A 41- year-old construction worker suffered a severe traumatic brain injury when he fell approximately 14 feet and hit his head on the concrete below. The worker had been installing floor trusses on the second story of a multi-family home when the incident occurred. His foreman and co-worker were on site when it happened and heard, but did not see, the fall.
They found the injured worker lying on the concrete of the home’s garage floor, breathing but barely conscious. What else did they find? He was still connected to the rope and harness of his fall arrest system – which was anchored to a beam.
The sad irony of this incident – although the worker was wearing fall protection, the rope was too long, and it couldn’t stop his fall. The foreman had warned him about the length of the rope a week before the incident.
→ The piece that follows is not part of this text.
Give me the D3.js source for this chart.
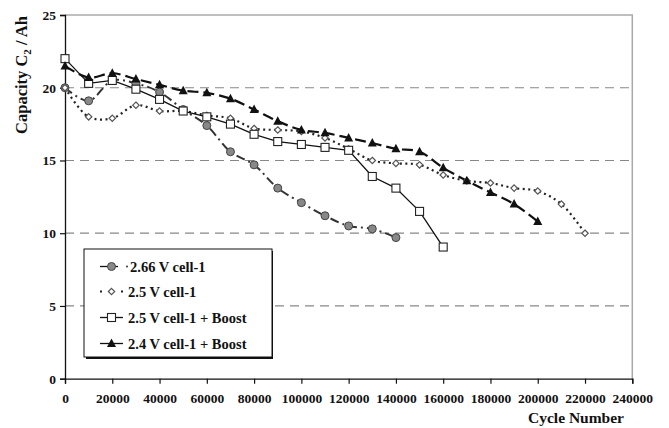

The worker suffered multiple skull fractures, brain hemorrhaging, and a fractured spin. A year after the incident, the victim was still in rehabilitation for his brain injuries and required 24-hour living assistance.
What could have prevented this incident? Aside from the obvious – using a shorter rope – here are a few more recommendations:
1. Use an aerial work platform or scaffold where possible – if a work platform had been used in this incident, the worker could have been standing on the platform and not the beam edge.
2. Reduce exposure to falls by placing and securing plywood over the already installed trusses to create a walking/working surface to which an anchor can be secured for a personal fall restraint system.
3. Put in place a disciplinary plan and enforce it. Using the wrong PPE or using the right PPE in the wrong way should be part of the disciplinary plan. It may not always work, but in many cases it could be enough of a deterrent for employees to stop and think before making the same mistake twice.